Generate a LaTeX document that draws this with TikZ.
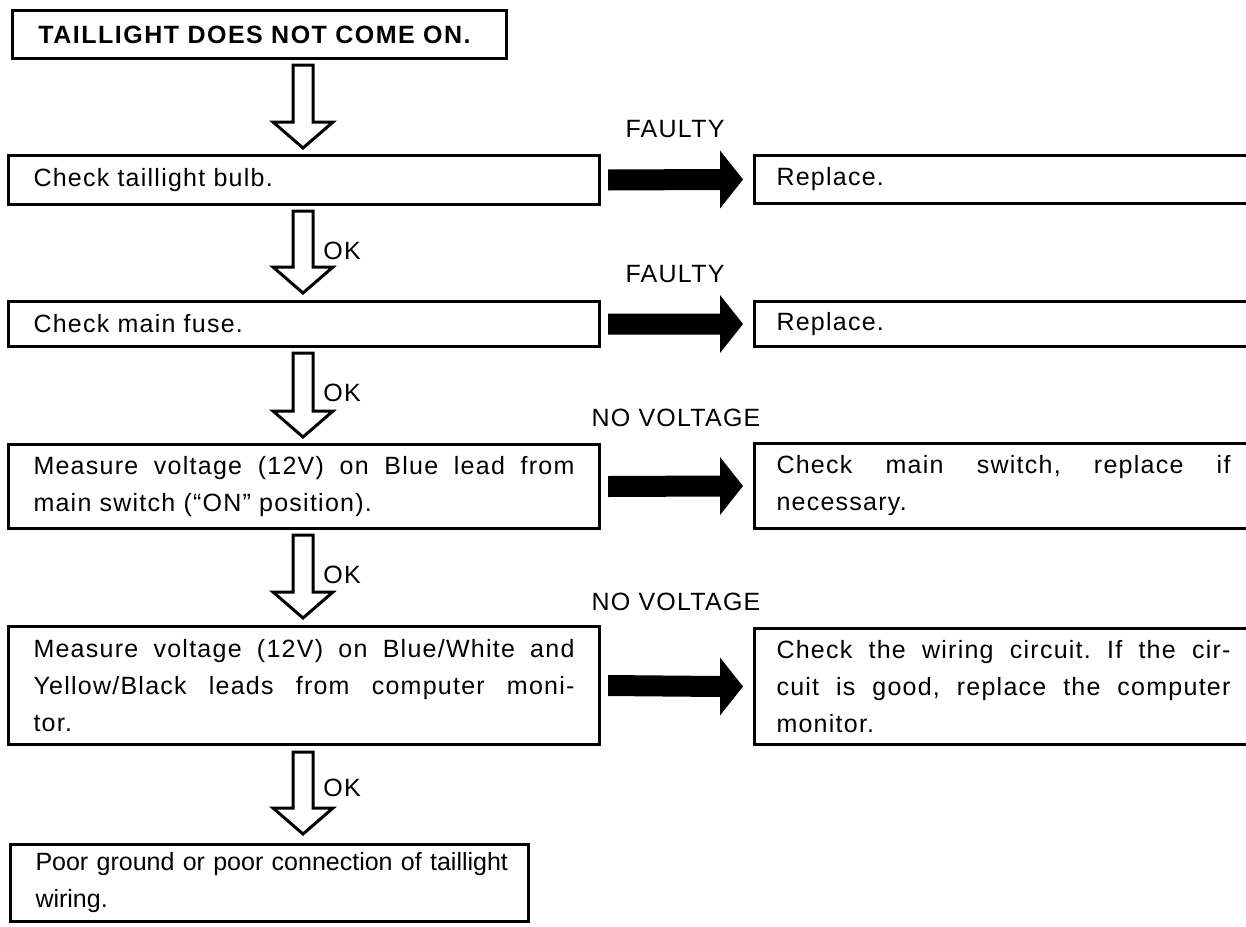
\documentclass[tikz,border=0pt]{standalone}
\usepackage{fontspec}
\setmainfont{Liberation Sans}[LetterSpace=5]
\usetikzlibrary{calc}
\frenchspacing
\newcommand\hollowdown[2]{%
  \draw[harrow] ($(#1)+(-10,0)$) -- ($(#2)+(-10,-26)$) -- ($(#2)+(-30,-26)$) -- (#2)
    -- ($(#2)+(30,-26)$) -- ($(#2)+(10,-26)$) -- ($(#1)+(10,0)$) -- cycle;}
\newcommand\solidright[2]{%
  \fill[sarrow] ($(#1)+(0,-10.5)$) -- ($(#2)+(-23,-10.5)$) -- ($(#2)+(-23,-29)$) -- (#2)
    -- ($(#2)+(-23,29)$) -- ($(#2)+(-23,10.5)$) -- ($(#1)+(0,10.5)$) -- cycle;}
\begin{document}
\begin{tikzpicture}[x=0.5pt,y=-0.5pt,
  font=\fontsize{12.5pt}{18.5pt}\selectfont\frenchspacing,
  box/.style={draw, line width=1.5pt, rectangle, anchor=north west, inner ysep=0pt},
  mainbox/.style={box, minimum width=295.5pt, inner xsep=12.5pt, text width=270.5pt, align=justify},
  rbox/.style={box, minimum width=249pt, inner xsep=11pt, text width=227pt, align=justify},
  harrow/.style={draw, line width=1.5pt, fill=white, line join=miter},
  sarrow/.style={fill=black},
  lbl/.style={inner sep=0pt},
  ok/.style={lbl, anchor=west}]
\useasboundingbox (0,0) rectangle (1246,926);
% main column
\node[box, minimum width=247pt, minimum height=24pt, inner xsep=13pt, text width=221pt, align=left,
  font=\fontsize{12.5pt}{18.5pt}\selectfont\bfseries\addfontfeature{LetterSpace=6}] (b0) at (11,9) {\mbox{TAILLIGHT DOES NOT COME ON.}};
\node[mainbox, minimum height=24.5pt] (b1) at (7,154) {Check taillight bulb.};
\node[mainbox, minimum height=22.5pt] (b2) at (7,300) {Check main fuse.};
\node[mainbox, minimum height=42pt] (b3) at (7,443) {Measure voltage (12V) on Blue lead from\linebreak main switch (``ON'' position).};
\node[mainbox, minimum height=59pt] (b4) at (7,625) {Measure voltage (12V) on Blue/White and\linebreak Yellow/Black leads from computer moni-\linebreak tor.};
\node[box, minimum width=259pt, minimum height=38.5pt, inner xsep=12.5pt, text width=234pt, align=left,
  font=\fontsize{12.5pt}{18.5pt}\selectfont\frenchspacing\addfontfeature{LetterSpace=0}] (b5) at (9,843) {\mbox{Poor ground or poor connection of taillight}\\wiring.};
% right column
\node[rbox, minimum height=24pt] (r1) at (753,154) {Replace.};
\node[rbox, minimum height=22.5pt] (r2) at (753,300) {Replace.};
\node[rbox, minimum height=42.5pt] (r3) at (753,442) {Check main switch, replace if\linebreak necessary.};
\node[rbox, minimum height=58pt] (r4) at (753,627) {Check the wiring circuit. If the cir-\linebreak cuit is good, replace the computer\linebreak monitor.};
% labels
\node[lbl] (f1) at (675,129) {FAULTY};
\node[lbl] (f2) at (675,274) {FAULTY};
\node[lbl] (n1) at (676,418) {NO VOLTAGE};
\node[lbl] (n2) at (676,602) {NO VOLTAGE};
\node[ok] (k1) at (323,251) {OK};
\node[ok] (k2) at (323,393) {OK};
\node[ok] (k3) at (323,575) {OK};
\node[ok] (k4) at (323,788) {OK};
% hollow down arrows
\coordinate (ax) at (303,0);
\coordinate (s0) at ($(b0.south -| ax)+(0,5)$); \coordinate (t0) at ($(b1.north -| ax)+(0,-6)$);
\coordinate (s1) at ($(b1.south -| ax)+(0,5)$); \coordinate (t1) at ($(b2.north -| ax)+(0,-7)$);
\coordinate (s2) at ($(b2.south -| ax)+(0,5)$); \coordinate (t2) at ($(b3.north -| ax)+(0,-6)$);
\coordinate (s3) at ($(b3.south -| ax)+(0,5)$); \coordinate (t3) at ($(b4.north -| ax)+(0,-7)$);
\coordinate (s4) at ($(b4.south -| ax)+(0,6)$); \coordinate (t4) at ($(b5.north -| ax)+(0,-9)$);
\hollowdown{s0}{t0}
\hollowdown{s1}{t1}
\hollowdown{s2}{t2}
\hollowdown{s3}{t3}
\hollowdown{s4}{t4}
% solid right arrows
\coordinate (p1) at ($(b1.east)+(7,0)$); \coordinate (q1) at ($(r1.west)+(-10,0)$);
\coordinate (p2) at ($(b2.east)+(7,0)$); \coordinate (q2) at ($(r2.west)+(-10,0)$);
\coordinate (p3) at ($(b3.east)+(7,0)$); \coordinate (q3) at ($(r3.west)+(-10,0)$);
\coordinate (p4) at ($(b4.east)+(7,0)$); \coordinate (q4) at ($(r4.west)+(-10,0)$);
\solidright{p1}{q1}
\solidright{p2}{q2}
\solidright{p3}{q3}
\solidright{p4}{q4}
\end{tikzpicture}
\end{document}
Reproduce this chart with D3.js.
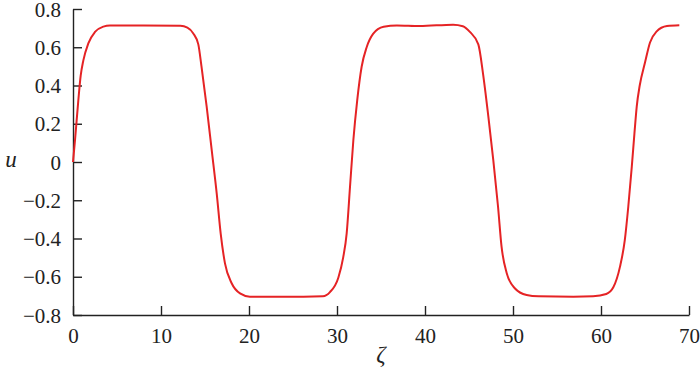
<!DOCTYPE html>
<html>
<head>
<meta charset="utf-8">
<script src="https://cdn.jsdelivr.net/npm/d3@7"></script>
<style>
  html, body { margin: 0; padding: 0; background: #fff; }
  svg { display: block; }
  svg text { font-family: 'Liberation Serif', 'Times New Roman', serif !important; }
</style>
</head>
<body>
<div id="chart"></div>
<script>
// values
const zeta = [0, 0.23, 0.6, 0.87, 1.17, 1.74, 2.5, 3.45, 4.2, 8, 12.2, 13.0, 13.67, 14.24, 14.6, 15.19, 15.76, 16.33, 16.78, 17.27, 18.03, 18.98, 20.1, 24, 28.4, 29.2, 30.15, 30.7, 31.1, 31.48, 31.86, 32.3, 32.8, 33.37, 34.1, 35.3, 36.8, 39.4, 43.2, 44.3, 45.1, 46.06, 46.6, 47.2, 47.76, 48.3, 48.7, 49.28, 50.2, 51.55, 52.9, 56.86, 59.1, 60.6, 61.4, 62.16, 62.7, 63.1, 63.5, 63.8, 64.06, 64.4, 65.0, 65.57, 66.3, 67.5, 68.9];
const uVals = [0, 0.115, 0.32, 0.45, 0.53, 0.62, 0.68, 0.708, 0.714, 0.714, 0.712, 0.703, 0.672, 0.615, 0.5, 0.29, 0.063, -0.164, -0.373, -0.53, -0.634, -0.687, -0.704, -0.705, -0.702, -0.68, -0.605, -0.5, -0.373, -0.129, 0.115, 0.324, 0.498, 0.6, 0.67, 0.707, 0.714, 0.711, 0.718, 0.71, 0.68, 0.615, 0.46, 0.237, 0.01, -0.234, -0.443, -0.58, -0.66, -0.695, -0.702, -0.704, -0.702, -0.69, -0.655, -0.547, -0.41, -0.234, -0.024, 0.15, 0.29, 0.4, 0.52, 0.625, 0.682, 0.711, 0.715];
const xTicks = [0, 10, 20, 30, 40, 50, 60, 70];
const yTicks = [-0.8, -0.6, -0.4, -0.2, 0, 0.2, 0.4, 0.6, 0.8];

const width = 700, height = 374;
const margin = { top: 9, right: 11, bottom: 59, left: 73 };

const svg = d3.select('#chart').append('svg')
  .attr('width', width)
  .attr('height', height);

const x = d3.scaleLinear().domain([0, 70]).range([margin.left, width - margin.right]);
const y = d3.scaleLinear().domain([-0.8, 0.8]).range([height - margin.bottom, margin.top]);

const fmt = d => d === 0 ? '0' : (d < 0 ? '\u2212' : '') + Math.abs(d).toFixed(1);

// axes, ticks pointing inward
const xAxis = svg.append('g')
  .attr('transform', `translate(0,${y(-0.8)})`)
  .call(d3.axisBottom(x).tickValues(xTicks).tickSizeInner(-9).tickSizeOuter(0).tickPadding(13).tickFormat(d3.format('d')));

const yAxis = svg.append('g')
  .attr('transform', `translate(${x(0)},0)`)
  .call(d3.axisLeft(y).tickValues(yTicks).tickSizeInner(-9).tickSizeOuter(0).tickPadding(12).tickFormat(fmt));

[xAxis, yAxis].forEach(g => {
  g.attr('font-size', 21);
  g.select('.domain').attr('stroke', '#222').attr('stroke-width', 1.4);
  g.selectAll('.tick line').attr('stroke', '#222').attr('stroke-width', 1.4);
  g.selectAll('.tick text').attr('fill', '#222');
});
yAxis.selectAll('.tick text').attr('dy', '0.34em');

// the curve
const line = d3.line()
  .x((d, i) => x(zeta[i]))
  .y(d => y(d))
  .curve(d3.curveMonotoneX);

svg.append('path')
  .datum(uVals)
  .attr('fill', 'none')
  .attr('stroke', '#e52325')
  .attr('stroke-width', 2)
  .attr('d', line);

// axis titles
svg.append('text')
  .attr('x', 11)
  .attr('y', y(0) + 5)
  .attr('text-anchor', 'middle')
  .attr('font-style', 'italic')
  .attr('font-size', 23)
  .attr('fill', '#222')
  .text('u');

svg.append('text')
  .attr('x', x(35))
  .attr('y', 362)
  .attr('text-anchor', 'middle')
  .attr('font-style', 'italic')
  .attr('font-size', 23)
  .attr('fill', '#222')
  .text('\u03b6');
</script>
</body>
</html>
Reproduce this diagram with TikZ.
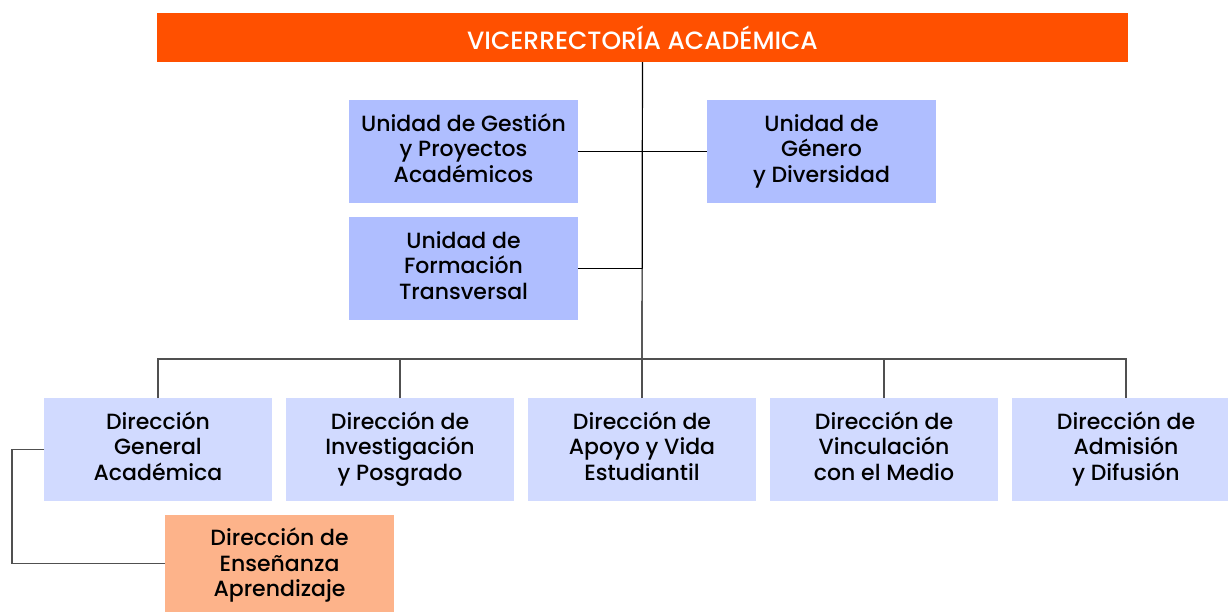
\documentclass[tikz,border=0pt]{standalone}
\usepackage{fontspec}
\setmainfont{Poppins}[UprightFont=* Medium]
\usetikzlibrary{positioning}

\definecolor{vraorange}{HTML}{FF5000}
\definecolor{unidadblue}{HTML}{AFBEFF}
\definecolor{direcblue}{HTML}{D1DAFF}
\definecolor{deapeach}{HTML}{FDB38A}
\definecolor{busgrey}{HTML}{505050}

\begin{document}
\begin{tikzpicture}[x=1pt,y=-1pt,node distance=14pt,line width=1.2pt,
  box/.style={inner sep=0pt,outer sep=0pt,align=center,minimum width=229pt,minimum height=103pt,
    text height=71pt,text depth=10pt,font=\fontsize{22}{25.5}\selectfont},
  unidad/.style={box,fill=unidadblue},
  direccion/.style={box,fill=direcblue,minimum width=228pt},
  apoyo/.style={box,fill=deapeach,minimum height=97pt,text depth=5pt}]
 \useasboundingbox (0,0) rectangle (1228,613);
 \clip (0,0) rectangle (1228,613);

 \node[fill=vraorange,text=white,minimum width=971pt,minimum height=49pt,inner sep=0pt,
       outer sep=0pt,font=\fontsize{25}{27}\selectfont]
              (vra) at (642.5,37.5) {VICERRECTORÍA ACADÉMICA};
 \node[unidad] (ugp) at (463.5,151.5) {Unidad de Gestión\\y Proyectos\\Académicos};
 \node[unidad] (ugd) at (821.5,151.5) {Unidad de\\Género\\y Diversidad};
 \node[unidad] (uft) [below=of ugp] {Unidad de\\Formación\\Transversal};

 \node[direccion] (dga) at (158,449.5) {Dirección\\General\\Académica};
 \node[direccion] (dip) [right=of dga] {Dirección de\\Investigación\\y Posgrado};
 \node[direccion] (dav) [right=of dip] {Dirección de\\Apoyo y Vida\\Estudiantil};
 \node[direccion] (dvm) [right=of dav] {Dirección de\\Vinculación\\con el Medio};
 \node[direccion] (dad) [right=of dvm] {Dirección de\\Admisión\\y Difusión};
 \node[apoyo] (dea) at (279.5,563.5) {Dirección de\\Enseñanza\\Aprendizaje};

 \coordinate (bus) at (642,359);

 \draw (vra) -- (bus);
 \draw (ugp.east) -- (ugd.west);
 \draw (uft.east) -- (uft.east -| bus);

 \draw[busgrey] (dga.north) |- (bus) -| (dad.north);
 \draw[busgrey] (dip.north) -- (dip.north |- bus);
 \draw[busgrey] (dav.north) -- (dav.north |- bus);
 \draw[busgrey] (dvm.north) -- (dvm.north |- bus);
 \draw[busgrey] (dga.west) -- ++(-32,0) |- (dea.west);
\end{tikzpicture}
\end{document}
=======
Exercise goal:
Above are records; repeat only the lines from the line with "Reproduce this chart with D3.js." through the line with "const fmt = d", and leave pictures out.

Exercise output:
Reproduce this chart with D3.js.
<!DOCTYPE html>
<html>
<head>
<meta charset="utf-8">
<script src="https://cdn.jsdelivr.net/npm/d3@7"></script>
<style>
  html, body { margin: 0; padding: 0; background: #fff; }
  svg { display: block; }
  svg text { font-family: 'Liberation Serif', 'Times New Roman', serif !important; }
</style>
</head>
<body>
<div id="chart"></div>
<script>
// values
const zeta = [0, 0.23, 0.6, 0.87, 1.17, 1.74, 2.5, 3.45, 4.2, 8, 12.2, 13.0, 13.67, 14.24, 14.6, 15.19, 15.76, 16.33, 16.78, 17.27, 18.03, 18.98, 20.1, 24, 28.4, 29.2, 30.15, 30.7, 31.1, 31.48, 31.86, 32.3, 32.8, 33.37, 34.1, 35.3, 36.8, 39.4, 43.2, 44.3, 45.1, 46.06, 46.6, 47.2, 47.76, 48.3, 48.7, 49.28, 50.2, 51.55, 52.9, 56.86, 59.1, 60.6, 61.4, 62.16, 62.7, 63.1, 63.5, 63.8, 64.06, 64.4, 65.0, 65.57, 66.3, 67.5, 68.9];
const uVals = [0, 0.115, 0.32, 0.45, 0.53, 0.62, 0.68, 0.708, 0.714, 0.714, 0.712, 0.703, 0.672, 0.615, 0.5, 0.29, 0.063, -0.164, -0.373, -0.53, -0.634, -0.687, -0.704, -0.705, -0.702, -0.68, -0.605, -0.5, -0.373, -0.129, 0.115, 0.324, 0.498, 0.6, 0.67, 0.707, 0.714, 0.711, 0.718, 0.71, 0.68, 0.615, 0.46, 0.237, 0.01, -0.234, -0.443, -0.58, -0.66, -0.695, -0.702, -0.704, -0.702, -0.69, -0.655, -0.547, -0.41, -0.234, -0.024, 0.15, 0.29, 0.4, 0.52, 0.625, 0.682, 0.711, 0.715];
const xTicks = [0, 10, 20, 30, 40, 50, 60, 70];
const yTicks = [-0.8, -0.6, -0.4, -0.2, 0, 0.2, 0.4, 0.6, 0.8];

const width = 700, height = 374;
const margin = { top: 9, right: 11, bottom: 59, left: 73 };

const svg = d3.select('#chart').append('svg')
  .attr('width', width)
  .attr('height', height);

const x = d3.scaleLinear().domain([0, 70]).range([margin.left, width - margin.right]);
const y = d3.scaleLinear().domain([-0.8, 0.8]).range([height - margin.bottom, margin.top]);

const fmt = d => d === 0 ? '0' : (d < 0 ? '\u2212' : '') + Math.abs(d).toFixed(1);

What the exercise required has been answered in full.